━━━━━ Data listing
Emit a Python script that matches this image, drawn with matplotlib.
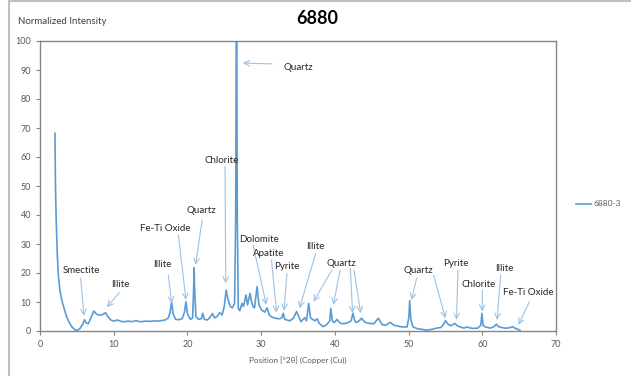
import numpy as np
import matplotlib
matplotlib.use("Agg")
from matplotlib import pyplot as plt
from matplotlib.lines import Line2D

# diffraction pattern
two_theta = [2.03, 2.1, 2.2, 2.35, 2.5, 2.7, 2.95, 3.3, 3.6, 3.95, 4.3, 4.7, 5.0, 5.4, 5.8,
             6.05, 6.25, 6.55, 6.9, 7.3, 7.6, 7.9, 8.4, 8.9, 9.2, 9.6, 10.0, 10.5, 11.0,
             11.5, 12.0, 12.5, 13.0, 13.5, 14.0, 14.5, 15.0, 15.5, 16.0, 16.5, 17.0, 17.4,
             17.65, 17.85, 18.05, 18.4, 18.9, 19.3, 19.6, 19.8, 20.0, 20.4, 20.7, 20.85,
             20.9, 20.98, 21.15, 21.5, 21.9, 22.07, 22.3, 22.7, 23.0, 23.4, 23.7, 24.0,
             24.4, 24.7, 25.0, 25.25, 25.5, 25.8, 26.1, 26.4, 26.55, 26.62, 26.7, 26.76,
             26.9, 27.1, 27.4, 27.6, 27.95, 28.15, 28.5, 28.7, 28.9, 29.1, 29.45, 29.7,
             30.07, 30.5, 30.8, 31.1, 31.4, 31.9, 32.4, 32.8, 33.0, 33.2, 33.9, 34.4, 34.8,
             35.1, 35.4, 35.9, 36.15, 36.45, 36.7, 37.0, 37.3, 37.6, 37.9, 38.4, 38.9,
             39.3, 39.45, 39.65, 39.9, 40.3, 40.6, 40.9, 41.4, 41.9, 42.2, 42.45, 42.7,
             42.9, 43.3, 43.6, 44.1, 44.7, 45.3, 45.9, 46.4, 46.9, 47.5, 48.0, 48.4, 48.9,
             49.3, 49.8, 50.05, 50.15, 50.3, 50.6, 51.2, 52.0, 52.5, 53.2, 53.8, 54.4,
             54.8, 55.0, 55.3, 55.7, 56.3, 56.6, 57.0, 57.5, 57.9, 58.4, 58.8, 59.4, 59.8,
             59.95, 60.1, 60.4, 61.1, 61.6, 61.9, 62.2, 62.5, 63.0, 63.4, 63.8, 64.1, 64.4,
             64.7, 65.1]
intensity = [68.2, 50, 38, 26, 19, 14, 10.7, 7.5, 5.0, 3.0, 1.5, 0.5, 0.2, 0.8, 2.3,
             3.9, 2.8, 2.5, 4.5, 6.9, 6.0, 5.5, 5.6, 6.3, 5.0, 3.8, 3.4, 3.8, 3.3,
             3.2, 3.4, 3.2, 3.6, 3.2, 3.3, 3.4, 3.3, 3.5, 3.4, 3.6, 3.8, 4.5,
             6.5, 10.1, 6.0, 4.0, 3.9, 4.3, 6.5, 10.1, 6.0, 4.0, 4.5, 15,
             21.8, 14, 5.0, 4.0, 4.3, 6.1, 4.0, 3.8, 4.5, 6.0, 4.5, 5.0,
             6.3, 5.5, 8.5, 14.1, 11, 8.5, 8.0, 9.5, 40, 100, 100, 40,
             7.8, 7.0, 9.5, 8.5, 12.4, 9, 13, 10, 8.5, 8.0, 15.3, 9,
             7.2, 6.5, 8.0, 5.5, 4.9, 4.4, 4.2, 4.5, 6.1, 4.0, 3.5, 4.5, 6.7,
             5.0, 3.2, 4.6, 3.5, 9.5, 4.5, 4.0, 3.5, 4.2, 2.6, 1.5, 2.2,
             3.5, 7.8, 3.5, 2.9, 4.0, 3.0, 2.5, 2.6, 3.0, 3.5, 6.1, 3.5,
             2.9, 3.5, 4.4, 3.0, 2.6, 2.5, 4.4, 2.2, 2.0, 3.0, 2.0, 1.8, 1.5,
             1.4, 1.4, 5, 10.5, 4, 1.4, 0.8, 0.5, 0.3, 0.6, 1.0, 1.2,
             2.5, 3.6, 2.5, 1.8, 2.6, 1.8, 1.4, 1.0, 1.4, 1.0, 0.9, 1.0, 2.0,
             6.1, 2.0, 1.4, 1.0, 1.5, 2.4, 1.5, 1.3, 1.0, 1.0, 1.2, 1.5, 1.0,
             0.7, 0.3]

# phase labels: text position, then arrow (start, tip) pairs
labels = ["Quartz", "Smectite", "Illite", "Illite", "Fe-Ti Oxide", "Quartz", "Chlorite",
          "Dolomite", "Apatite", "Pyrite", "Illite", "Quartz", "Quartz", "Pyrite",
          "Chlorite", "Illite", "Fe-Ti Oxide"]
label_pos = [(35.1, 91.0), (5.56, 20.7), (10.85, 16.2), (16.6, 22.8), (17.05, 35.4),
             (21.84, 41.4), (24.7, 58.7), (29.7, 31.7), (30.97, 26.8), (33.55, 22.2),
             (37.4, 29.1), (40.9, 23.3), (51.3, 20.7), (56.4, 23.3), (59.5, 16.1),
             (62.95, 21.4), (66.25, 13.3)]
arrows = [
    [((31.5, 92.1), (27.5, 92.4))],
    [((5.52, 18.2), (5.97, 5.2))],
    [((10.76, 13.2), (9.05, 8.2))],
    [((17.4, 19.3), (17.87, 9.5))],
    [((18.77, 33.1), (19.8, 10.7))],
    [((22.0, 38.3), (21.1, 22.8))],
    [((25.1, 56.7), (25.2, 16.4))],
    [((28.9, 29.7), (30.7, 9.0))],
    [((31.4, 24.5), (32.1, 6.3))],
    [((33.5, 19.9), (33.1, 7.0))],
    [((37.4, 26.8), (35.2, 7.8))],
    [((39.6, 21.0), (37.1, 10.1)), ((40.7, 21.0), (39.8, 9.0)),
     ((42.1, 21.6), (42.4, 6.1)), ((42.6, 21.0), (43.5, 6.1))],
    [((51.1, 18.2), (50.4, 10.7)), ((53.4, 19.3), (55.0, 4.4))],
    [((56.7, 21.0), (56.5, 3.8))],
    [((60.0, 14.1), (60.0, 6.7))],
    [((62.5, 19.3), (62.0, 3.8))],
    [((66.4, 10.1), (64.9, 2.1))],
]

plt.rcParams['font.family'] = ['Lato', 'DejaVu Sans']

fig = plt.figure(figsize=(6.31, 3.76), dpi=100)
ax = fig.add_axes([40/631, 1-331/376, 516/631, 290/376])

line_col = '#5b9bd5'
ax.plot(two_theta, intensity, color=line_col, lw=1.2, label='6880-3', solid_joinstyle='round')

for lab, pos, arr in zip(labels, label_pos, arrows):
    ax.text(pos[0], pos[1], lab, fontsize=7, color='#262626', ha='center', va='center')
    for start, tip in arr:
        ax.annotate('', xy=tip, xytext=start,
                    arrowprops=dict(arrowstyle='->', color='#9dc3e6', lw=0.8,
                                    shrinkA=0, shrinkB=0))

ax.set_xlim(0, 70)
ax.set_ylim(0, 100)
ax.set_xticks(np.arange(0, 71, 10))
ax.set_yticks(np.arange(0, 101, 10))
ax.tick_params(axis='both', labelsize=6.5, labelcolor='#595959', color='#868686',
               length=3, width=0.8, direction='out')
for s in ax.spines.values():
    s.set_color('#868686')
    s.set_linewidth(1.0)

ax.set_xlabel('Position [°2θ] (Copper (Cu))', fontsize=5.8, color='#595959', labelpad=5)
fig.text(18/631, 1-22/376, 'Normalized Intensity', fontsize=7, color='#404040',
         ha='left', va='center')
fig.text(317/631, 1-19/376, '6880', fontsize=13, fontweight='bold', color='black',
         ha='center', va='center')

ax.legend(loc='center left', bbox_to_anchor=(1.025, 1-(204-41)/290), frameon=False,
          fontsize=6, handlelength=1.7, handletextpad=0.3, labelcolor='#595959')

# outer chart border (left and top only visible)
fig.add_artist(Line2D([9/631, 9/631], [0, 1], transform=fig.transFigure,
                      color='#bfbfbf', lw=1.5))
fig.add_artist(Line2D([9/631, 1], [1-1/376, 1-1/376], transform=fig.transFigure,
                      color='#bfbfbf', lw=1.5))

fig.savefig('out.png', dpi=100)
━━━━━━━━━━
━━━━━ Data listing
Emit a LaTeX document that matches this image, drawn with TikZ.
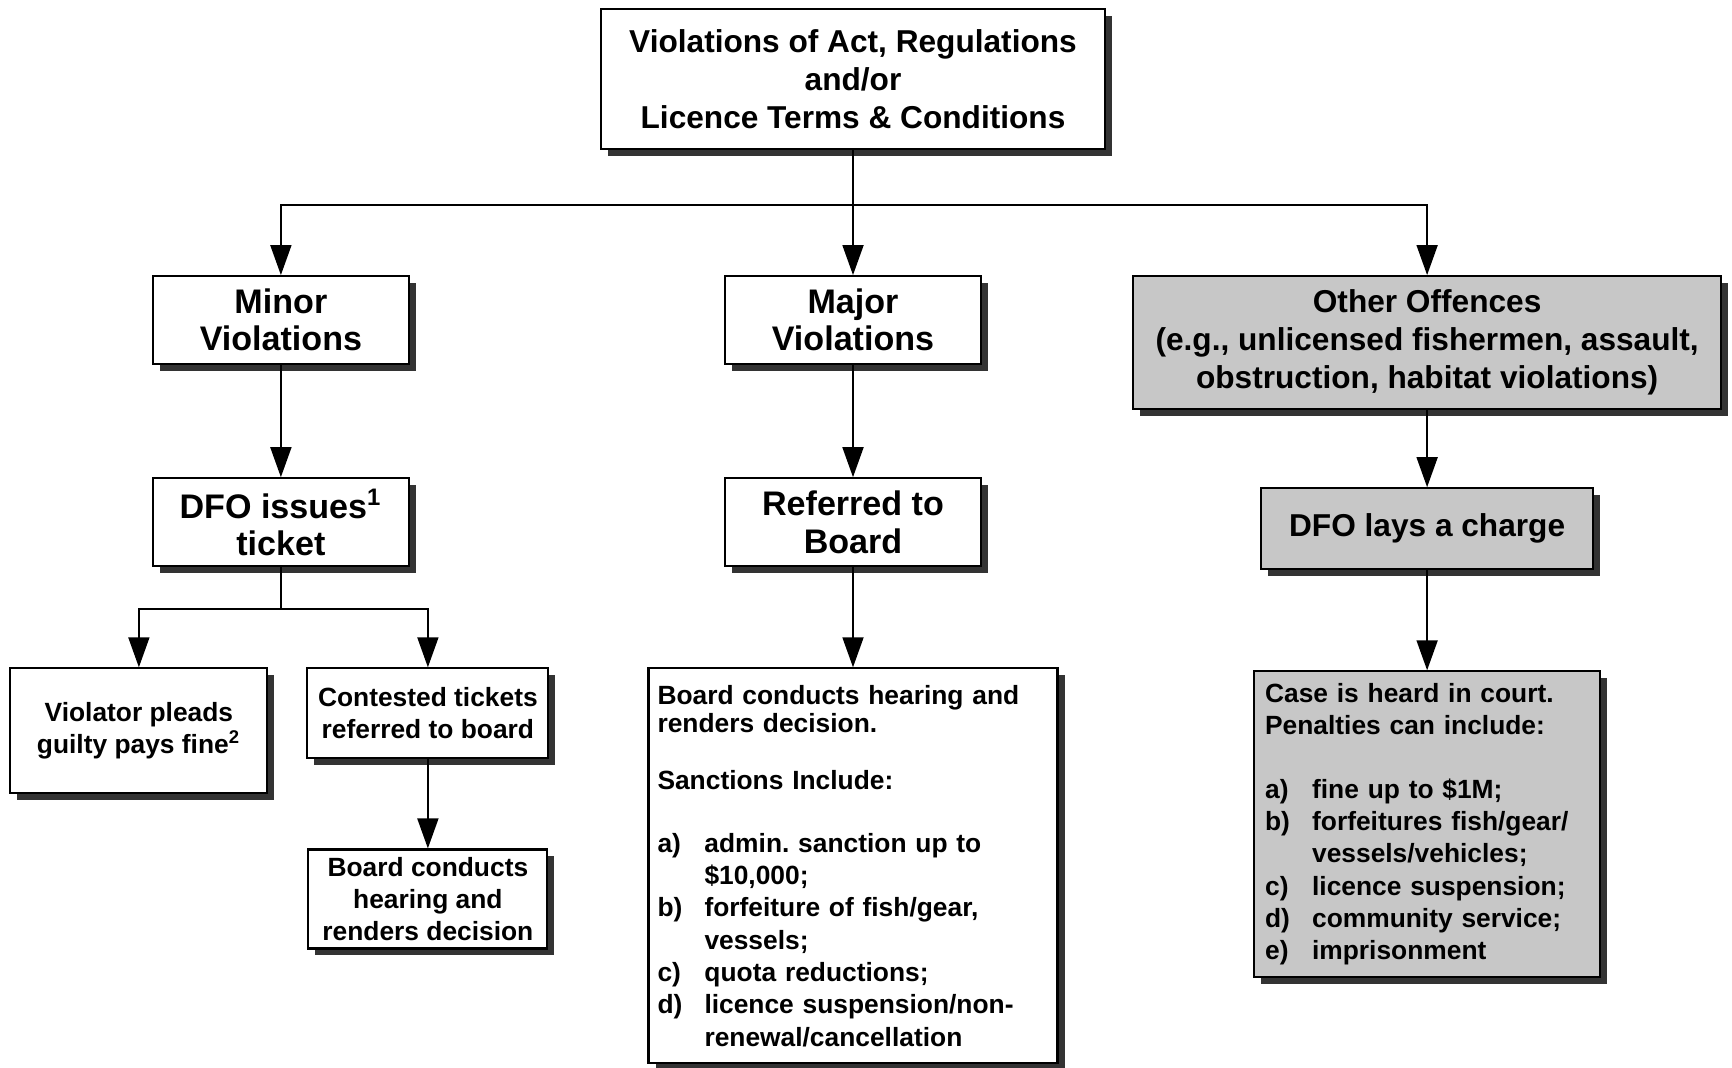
━━━━━━━━━━
— Stated exercise —
Starting at the line containing "Emit a Python" and stopping after the line containing "from matplotlib.lines import Line2D", give the lines again exactly and leave out every image.

— Exercise solution —
Emit a Python script that matches this image, drawn with matplotlib.
import numpy as np
import matplotlib
matplotlib.use("Agg")
from matplotlib import pyplot as plt
from matplotlib.lines import Line2D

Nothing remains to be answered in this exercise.